Conclusion: don't worry about it, "copy an address bus line 20 ns before /CS falls" is not a significant timing constraint to the existing 180 ns budget for the emulator.
#electronics #NES #NESdev
Downsized all input resistors from 1206 to 0603, preparing to use the extra space for more air bridges. I initially switched from 0603 to 1206 to give space for horizontal traces, but I found it did not really have any advantage in comparison to 0603, as the vertical traces blocked all the horizontal ways anyway, 0603 + selective 1206 jumpers probably can solve this deadlock. #electronics #NES #NESdev
@niconiconi "The one jumps over the many"
@niconiconi Ah yeah, that feeling 😅
@niconiconi I do that all the time on two layer boards. Also when I have to switch layer on a signal trace, I always try putting a GND via next to it.
@niconiconi I mean, at NES speeds, this will be more than fine, right? But for ease-of-routing reasons, I'd already be considering a 4-layer board.
@funkylab The STM32H7 drives the bus like crazy with Tr = 1 ns signals, I'm using source termination + all microstrips + I/O rise time limiter enabled (planned), so at least any problem if exists won't be on my board. Because there's no kill like overkill
@niconiconi yeah, making the lines in your host system reverbrate with the screams of a million edges does sound pretty metal, but probably isn't going to make it work better.
@funkylab I just found the I/O compensation cell on STM32 is for controlling manufacturing variations only, its register value is device-provided. You can't really just slow the rise time to what you want. Great that I actually designed a proper PCB for it...
@niconiconi aaaach put a series resistor at the source itlbefiiiiine
@niconiconi @funkylab The OSPEED selection is just too coarse for your application?
@niconiconi The least radiative... as long as you do not populate the connectors 😅
@niconiconi ah time travel! the best way to deal with latency!
@niconiconi Oh, that's a great idea, so if I understand correctly, (and stripping all the details), on each clock you fire a timer that will cause an interrupt that will reach your code the exact moment the bus is accessed next time, right? Is there any noticeable jitter?
@doragasu running in SRAM with an empty IRQ handler, there's a ~10 ns jitter.
@niconiconi @doragasu ahh I came here to wonder about jitter and there she is, beautiful
@niconiconi Those are awesome results 👍, thanks for sharing! I'd like to try something similar using a CH32, but I don't know from where am I going to get the time to do it 😅.
@niconiconi The 6502 does a few dummy bus cycles after reset before fetching the reset vector anyway so you should be able to catch even the read of the reset vector, according to this: https://www pagetable.com/?p=410
@niconiconi doing a deep dive in NES?
@puniko Trying to emulate the NES cartridge mapper ASIC + ROM + RAM hardware in software using a fast microcontroller.
@niconiconi boioioioing
@gsuberland @niconiconi well if that ain't a… ringing endorsement for proper bus termination and well-decoupled drivers!
@funkylab @gsuberland Can you do any meaningful signal integrity assessment without a localized high-quality test point? Here, the oscilloscope probe has extremely poor ground connection, at the opposite side of the PCB to the power supply, via the oscilloscope probe from another channel. So I won't make any statement about the PCB's signal integrity.

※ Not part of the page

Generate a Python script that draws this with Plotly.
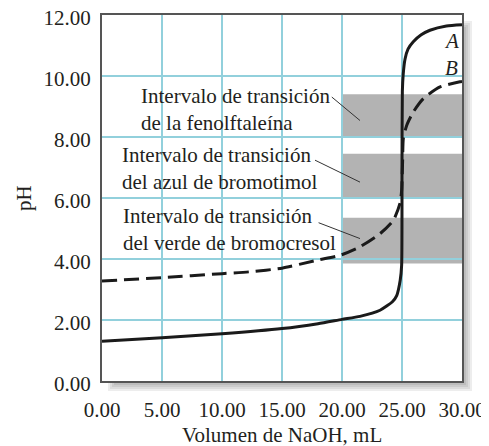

@gsuberland @niconiconi thank you

Now every time I see a signal, this is going to play in my head like a soundboard tied to a brain interrupt 

@niconiconi Nice, will you do a writeup when you end your investigation? I love low level details of these old 8 and 16 bits systems!
@niconiconi I was about to ask if cache even matters for the stack and then realised it's probably the most important thing to cache unless the arch has some sort of SRAM block purely for the stack.
@gsuberland @niconiconi SRAM for latency-critical memory: which TCM is!
Q: Does a M7 have the dual stack thing with a main SP and a process SP? in that case, it'd sound pretty doable to just have the ISR stack in TCM.